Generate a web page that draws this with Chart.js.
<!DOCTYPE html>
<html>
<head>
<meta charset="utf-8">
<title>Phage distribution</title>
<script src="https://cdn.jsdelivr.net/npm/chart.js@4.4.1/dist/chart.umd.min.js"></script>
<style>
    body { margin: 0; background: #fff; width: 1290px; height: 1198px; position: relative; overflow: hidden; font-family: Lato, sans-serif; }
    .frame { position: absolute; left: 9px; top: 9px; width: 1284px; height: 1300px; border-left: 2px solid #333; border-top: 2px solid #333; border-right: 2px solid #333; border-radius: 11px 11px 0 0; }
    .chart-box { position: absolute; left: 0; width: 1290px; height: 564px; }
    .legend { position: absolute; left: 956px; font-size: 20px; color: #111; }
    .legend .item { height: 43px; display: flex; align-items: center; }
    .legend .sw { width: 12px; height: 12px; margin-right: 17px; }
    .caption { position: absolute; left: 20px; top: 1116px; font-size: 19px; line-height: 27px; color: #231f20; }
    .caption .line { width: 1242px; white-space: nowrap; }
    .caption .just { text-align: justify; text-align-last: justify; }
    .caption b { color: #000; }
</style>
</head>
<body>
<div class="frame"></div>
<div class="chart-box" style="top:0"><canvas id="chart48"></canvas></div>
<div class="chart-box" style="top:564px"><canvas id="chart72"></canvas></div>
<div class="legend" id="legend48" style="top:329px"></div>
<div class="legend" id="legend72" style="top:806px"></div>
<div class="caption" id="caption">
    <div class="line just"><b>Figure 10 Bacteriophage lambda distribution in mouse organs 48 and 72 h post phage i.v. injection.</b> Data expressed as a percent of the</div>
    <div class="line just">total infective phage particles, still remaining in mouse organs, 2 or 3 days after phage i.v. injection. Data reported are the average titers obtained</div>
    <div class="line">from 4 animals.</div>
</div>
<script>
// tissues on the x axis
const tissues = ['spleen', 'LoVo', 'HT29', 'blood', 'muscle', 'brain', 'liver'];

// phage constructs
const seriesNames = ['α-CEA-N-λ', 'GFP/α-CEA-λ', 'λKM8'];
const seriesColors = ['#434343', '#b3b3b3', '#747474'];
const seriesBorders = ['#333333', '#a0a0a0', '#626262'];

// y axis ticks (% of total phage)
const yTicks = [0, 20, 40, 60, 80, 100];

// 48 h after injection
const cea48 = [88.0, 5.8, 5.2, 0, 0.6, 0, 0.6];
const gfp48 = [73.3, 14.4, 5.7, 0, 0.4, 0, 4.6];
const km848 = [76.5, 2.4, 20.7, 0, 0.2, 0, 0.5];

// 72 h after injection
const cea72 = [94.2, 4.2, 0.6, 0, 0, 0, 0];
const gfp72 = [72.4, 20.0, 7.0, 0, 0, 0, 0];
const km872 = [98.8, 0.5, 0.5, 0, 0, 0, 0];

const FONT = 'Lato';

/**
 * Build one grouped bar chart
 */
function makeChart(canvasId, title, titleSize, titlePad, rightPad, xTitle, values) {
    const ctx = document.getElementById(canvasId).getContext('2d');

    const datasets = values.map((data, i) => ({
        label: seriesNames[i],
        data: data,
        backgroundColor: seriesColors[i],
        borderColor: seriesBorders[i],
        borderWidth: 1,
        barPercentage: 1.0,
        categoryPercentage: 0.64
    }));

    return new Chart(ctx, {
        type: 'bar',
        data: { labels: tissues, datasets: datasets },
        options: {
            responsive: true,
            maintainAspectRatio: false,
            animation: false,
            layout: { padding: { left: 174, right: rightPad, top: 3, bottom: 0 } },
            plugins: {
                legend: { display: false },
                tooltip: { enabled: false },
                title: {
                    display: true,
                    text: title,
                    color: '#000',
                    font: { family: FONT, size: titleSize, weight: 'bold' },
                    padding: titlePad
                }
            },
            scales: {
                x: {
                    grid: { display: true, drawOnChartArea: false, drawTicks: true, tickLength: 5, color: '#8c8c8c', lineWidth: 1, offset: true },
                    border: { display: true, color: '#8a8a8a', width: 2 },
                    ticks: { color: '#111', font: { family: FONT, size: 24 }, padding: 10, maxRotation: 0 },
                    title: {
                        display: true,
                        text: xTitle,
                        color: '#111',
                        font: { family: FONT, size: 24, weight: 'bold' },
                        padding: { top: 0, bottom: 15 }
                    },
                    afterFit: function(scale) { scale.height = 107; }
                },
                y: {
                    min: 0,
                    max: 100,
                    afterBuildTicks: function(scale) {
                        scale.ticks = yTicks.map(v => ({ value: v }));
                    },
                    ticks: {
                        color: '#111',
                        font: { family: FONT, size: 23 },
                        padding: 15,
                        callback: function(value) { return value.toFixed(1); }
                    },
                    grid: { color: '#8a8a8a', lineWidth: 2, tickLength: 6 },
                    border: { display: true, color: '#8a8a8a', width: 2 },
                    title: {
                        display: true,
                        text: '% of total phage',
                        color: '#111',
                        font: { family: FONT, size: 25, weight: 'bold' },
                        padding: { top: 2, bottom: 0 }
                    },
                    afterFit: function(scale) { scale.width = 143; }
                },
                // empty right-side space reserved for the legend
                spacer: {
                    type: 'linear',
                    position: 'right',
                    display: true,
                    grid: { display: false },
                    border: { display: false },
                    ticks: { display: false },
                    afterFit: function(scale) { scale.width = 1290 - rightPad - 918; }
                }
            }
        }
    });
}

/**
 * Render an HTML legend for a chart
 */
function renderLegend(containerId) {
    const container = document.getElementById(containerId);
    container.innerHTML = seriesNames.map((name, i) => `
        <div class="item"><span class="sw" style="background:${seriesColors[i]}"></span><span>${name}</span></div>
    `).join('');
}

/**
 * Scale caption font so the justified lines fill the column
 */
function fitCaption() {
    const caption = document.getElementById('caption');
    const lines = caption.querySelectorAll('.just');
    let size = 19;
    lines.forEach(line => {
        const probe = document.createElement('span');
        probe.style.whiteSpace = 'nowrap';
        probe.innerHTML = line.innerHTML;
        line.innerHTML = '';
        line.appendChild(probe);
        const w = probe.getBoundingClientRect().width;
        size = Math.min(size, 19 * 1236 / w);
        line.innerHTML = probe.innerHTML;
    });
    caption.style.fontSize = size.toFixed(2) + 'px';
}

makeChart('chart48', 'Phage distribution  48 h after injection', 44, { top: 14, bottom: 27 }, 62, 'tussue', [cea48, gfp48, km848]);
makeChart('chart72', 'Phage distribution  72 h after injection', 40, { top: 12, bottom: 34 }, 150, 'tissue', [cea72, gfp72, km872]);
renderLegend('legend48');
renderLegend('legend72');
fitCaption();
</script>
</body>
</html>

------------------------------------

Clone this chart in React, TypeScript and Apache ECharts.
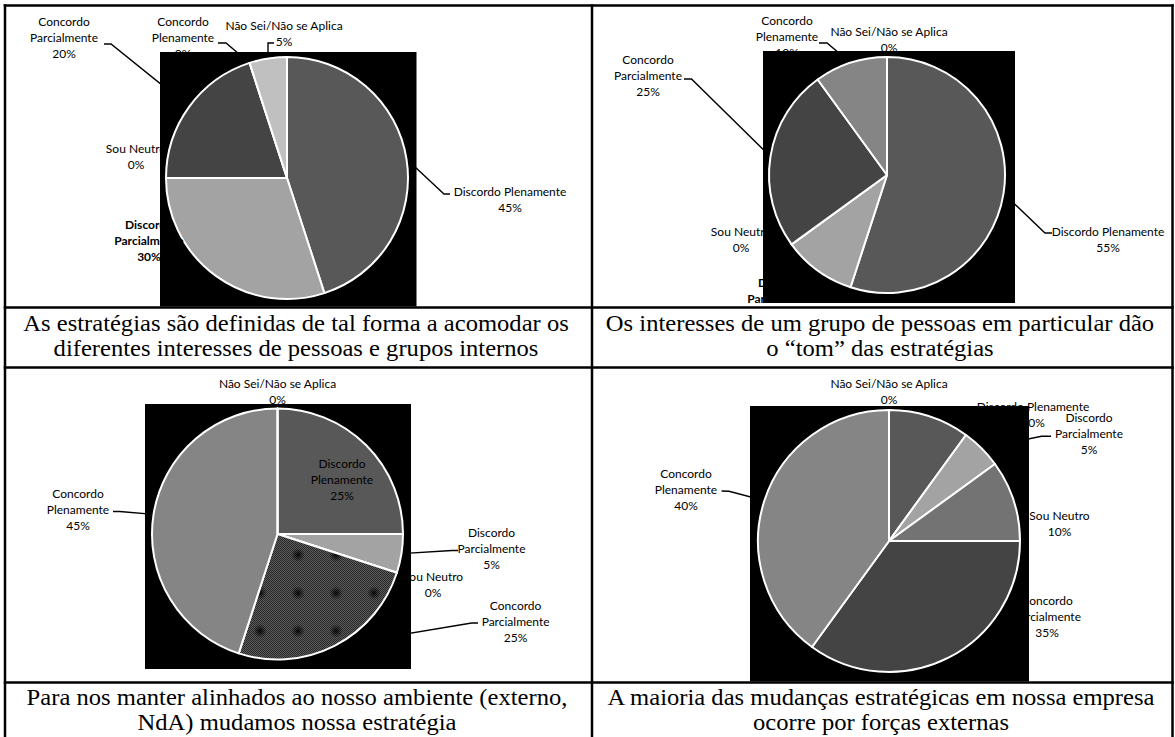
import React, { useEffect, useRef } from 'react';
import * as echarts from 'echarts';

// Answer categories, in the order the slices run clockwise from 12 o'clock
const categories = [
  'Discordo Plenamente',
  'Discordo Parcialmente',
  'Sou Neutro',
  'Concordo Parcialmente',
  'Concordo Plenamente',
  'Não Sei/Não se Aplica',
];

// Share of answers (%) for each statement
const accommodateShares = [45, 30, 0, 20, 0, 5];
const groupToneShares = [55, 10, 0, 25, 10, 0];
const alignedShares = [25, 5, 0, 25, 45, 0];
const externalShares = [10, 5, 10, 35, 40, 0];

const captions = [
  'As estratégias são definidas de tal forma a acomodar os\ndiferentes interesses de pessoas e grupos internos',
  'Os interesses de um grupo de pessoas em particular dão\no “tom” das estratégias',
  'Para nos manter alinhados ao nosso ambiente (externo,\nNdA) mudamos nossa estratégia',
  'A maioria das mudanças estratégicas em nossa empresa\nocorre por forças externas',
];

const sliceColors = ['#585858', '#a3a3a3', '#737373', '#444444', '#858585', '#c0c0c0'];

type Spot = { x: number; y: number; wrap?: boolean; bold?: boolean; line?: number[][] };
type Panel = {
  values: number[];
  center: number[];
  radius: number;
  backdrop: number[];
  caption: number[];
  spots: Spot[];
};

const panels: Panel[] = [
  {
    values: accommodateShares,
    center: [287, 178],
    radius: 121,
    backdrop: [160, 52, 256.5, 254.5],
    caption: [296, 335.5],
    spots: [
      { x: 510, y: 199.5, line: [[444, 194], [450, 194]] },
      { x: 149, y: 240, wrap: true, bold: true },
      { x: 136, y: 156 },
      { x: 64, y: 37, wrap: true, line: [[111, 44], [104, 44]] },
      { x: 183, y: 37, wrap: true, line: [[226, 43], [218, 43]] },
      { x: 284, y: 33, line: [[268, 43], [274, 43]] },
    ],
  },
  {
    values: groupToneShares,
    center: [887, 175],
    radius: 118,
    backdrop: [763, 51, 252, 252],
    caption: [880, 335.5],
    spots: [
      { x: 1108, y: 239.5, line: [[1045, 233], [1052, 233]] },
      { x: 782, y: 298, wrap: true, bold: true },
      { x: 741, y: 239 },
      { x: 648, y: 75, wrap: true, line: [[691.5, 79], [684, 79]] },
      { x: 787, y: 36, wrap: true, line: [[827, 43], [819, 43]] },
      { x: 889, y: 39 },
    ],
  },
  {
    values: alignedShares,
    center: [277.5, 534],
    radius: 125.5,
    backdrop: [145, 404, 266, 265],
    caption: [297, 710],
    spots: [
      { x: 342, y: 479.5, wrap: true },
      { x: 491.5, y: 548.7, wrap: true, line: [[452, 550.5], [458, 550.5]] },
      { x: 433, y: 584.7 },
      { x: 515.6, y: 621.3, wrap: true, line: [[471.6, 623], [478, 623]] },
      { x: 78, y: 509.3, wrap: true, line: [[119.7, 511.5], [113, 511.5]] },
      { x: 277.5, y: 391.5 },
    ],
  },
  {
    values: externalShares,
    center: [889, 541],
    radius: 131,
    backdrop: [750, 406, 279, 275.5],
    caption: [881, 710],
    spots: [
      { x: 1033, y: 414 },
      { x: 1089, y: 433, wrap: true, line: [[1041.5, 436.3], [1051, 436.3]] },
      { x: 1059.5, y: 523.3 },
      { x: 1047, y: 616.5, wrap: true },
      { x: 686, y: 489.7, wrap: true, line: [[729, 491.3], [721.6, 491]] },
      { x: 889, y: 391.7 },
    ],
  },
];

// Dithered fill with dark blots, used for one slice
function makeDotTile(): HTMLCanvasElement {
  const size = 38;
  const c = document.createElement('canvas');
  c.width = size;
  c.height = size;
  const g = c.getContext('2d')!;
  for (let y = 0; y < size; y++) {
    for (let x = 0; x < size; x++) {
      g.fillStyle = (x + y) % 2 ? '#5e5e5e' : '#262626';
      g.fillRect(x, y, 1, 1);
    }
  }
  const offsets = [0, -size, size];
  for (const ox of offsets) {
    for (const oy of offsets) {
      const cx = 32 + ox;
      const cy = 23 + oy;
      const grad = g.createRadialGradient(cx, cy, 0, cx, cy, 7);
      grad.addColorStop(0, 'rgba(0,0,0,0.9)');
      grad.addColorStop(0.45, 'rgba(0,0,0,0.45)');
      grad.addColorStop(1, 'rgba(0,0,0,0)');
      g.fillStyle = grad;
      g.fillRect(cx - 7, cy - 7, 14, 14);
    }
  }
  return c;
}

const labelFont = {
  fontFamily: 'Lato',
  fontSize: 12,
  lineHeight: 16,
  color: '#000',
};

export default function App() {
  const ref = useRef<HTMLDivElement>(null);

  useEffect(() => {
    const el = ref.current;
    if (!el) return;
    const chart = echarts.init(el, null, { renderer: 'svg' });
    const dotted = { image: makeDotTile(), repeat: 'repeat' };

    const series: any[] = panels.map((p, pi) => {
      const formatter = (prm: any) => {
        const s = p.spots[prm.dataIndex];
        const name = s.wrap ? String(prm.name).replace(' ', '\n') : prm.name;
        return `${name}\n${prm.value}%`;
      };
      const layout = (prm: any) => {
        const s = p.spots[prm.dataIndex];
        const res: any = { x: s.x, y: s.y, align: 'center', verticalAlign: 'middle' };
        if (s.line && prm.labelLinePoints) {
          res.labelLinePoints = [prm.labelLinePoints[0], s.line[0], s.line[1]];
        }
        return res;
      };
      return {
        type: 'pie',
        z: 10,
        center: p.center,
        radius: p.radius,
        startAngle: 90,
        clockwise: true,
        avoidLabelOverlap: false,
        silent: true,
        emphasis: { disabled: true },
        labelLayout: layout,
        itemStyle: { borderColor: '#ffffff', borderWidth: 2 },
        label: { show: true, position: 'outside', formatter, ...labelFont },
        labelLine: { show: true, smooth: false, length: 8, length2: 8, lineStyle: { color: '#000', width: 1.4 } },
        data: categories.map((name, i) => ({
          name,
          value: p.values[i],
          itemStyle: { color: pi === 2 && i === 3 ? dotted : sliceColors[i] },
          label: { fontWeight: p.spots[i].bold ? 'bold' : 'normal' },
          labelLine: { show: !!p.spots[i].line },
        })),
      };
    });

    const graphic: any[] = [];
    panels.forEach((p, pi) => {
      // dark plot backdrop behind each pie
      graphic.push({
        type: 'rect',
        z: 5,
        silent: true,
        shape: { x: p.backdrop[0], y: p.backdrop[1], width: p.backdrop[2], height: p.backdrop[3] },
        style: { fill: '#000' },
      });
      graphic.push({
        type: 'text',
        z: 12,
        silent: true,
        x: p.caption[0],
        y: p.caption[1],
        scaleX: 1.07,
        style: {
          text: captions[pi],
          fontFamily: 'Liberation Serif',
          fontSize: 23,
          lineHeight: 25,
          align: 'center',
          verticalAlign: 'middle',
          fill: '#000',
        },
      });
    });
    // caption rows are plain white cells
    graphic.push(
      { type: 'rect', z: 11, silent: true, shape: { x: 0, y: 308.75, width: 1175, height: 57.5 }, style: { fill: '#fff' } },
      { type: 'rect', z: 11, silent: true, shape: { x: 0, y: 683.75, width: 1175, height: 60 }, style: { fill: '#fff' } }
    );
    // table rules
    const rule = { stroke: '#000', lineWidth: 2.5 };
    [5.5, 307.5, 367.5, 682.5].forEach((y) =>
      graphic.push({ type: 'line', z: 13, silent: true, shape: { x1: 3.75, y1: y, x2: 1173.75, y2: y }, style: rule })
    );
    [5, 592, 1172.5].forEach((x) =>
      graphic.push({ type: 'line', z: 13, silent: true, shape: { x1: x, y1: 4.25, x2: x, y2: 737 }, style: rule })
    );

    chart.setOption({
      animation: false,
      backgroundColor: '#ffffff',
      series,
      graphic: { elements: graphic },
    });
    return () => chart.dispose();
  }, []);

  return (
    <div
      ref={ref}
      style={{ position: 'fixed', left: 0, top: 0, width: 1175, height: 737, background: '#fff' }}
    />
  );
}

------------------------------------

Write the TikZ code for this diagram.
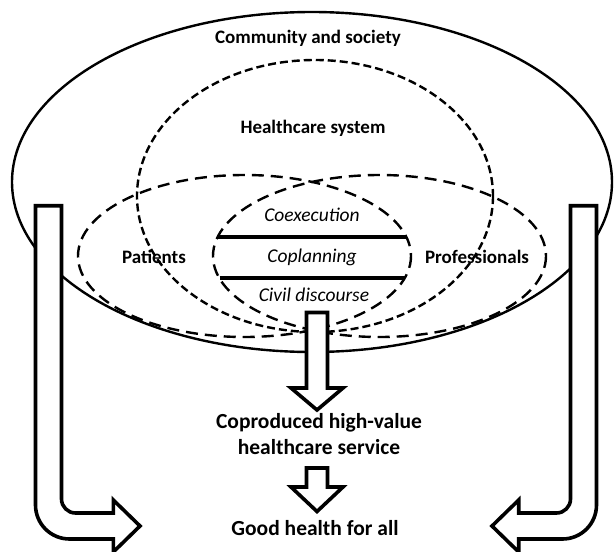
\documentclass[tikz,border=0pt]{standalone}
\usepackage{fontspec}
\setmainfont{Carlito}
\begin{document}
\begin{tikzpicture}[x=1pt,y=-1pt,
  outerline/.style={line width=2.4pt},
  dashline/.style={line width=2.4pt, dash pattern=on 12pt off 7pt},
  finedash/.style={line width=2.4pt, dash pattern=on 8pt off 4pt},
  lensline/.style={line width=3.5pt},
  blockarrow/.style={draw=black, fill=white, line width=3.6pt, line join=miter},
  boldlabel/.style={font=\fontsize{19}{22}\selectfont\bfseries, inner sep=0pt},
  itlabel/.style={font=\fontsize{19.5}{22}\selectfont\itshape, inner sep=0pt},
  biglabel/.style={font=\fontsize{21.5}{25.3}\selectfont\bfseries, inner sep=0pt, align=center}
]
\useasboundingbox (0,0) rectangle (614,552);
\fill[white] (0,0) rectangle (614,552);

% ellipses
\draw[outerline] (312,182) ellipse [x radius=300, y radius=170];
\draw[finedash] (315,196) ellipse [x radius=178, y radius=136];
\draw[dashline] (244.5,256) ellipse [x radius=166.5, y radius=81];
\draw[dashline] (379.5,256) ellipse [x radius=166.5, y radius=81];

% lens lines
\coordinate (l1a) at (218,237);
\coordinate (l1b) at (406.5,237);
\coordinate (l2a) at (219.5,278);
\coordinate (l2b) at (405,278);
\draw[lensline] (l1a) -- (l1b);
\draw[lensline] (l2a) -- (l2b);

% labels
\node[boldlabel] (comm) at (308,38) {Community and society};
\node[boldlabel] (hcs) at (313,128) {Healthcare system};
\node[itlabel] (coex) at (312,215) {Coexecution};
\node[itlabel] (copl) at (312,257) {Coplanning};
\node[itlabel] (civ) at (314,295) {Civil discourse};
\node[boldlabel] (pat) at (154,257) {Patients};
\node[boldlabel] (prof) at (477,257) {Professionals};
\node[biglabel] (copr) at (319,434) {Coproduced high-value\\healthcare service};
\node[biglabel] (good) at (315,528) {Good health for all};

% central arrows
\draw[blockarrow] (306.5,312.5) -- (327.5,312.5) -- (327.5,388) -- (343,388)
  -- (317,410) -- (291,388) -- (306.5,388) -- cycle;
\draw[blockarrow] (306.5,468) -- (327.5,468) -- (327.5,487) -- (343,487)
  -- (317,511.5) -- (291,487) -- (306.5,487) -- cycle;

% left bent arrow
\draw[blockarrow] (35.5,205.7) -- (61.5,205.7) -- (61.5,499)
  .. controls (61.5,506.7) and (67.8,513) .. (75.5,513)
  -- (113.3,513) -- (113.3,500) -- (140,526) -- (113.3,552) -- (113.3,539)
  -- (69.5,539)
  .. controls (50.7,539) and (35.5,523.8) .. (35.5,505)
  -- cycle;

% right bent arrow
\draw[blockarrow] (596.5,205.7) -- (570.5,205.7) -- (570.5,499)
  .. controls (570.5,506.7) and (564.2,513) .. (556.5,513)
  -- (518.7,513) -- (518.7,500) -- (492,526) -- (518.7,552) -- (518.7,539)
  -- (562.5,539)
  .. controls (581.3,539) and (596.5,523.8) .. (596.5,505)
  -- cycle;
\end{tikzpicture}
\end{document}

------------------------------------

_WORK TO BE COMPLETED_
Leave out the pictures and give again exactly the lines from the one with "Clone this chart" through the one with "const externalShares = [10, 5, 10, 35, 40, 0];", and no others.

_PROBLEM SOLUTION_
Clone this chart in React, TypeScript and Apache ECharts.
import React, { useEffect, useRef } from 'react';
import * as echarts from 'echarts';

// Answer categories, in the order the slices run clockwise from 12 o'clock
const categories = [
  'Discordo Plenamente',
  'Discordo Parcialmente',
  'Sou Neutro',
  'Concordo Parcialmente',
  'Concordo Plenamente',
  'Não Sei/Não se Aplica',
];

// Share of answers (%) for each statement
const accommodateShares = [45, 30, 0, 20, 0, 5];
const groupToneShares = [55, 10, 0, 25, 10, 0];
const alignedShares = [25, 5, 0, 25, 45, 0];
const externalShares = [10, 5, 10, 35, 40, 0];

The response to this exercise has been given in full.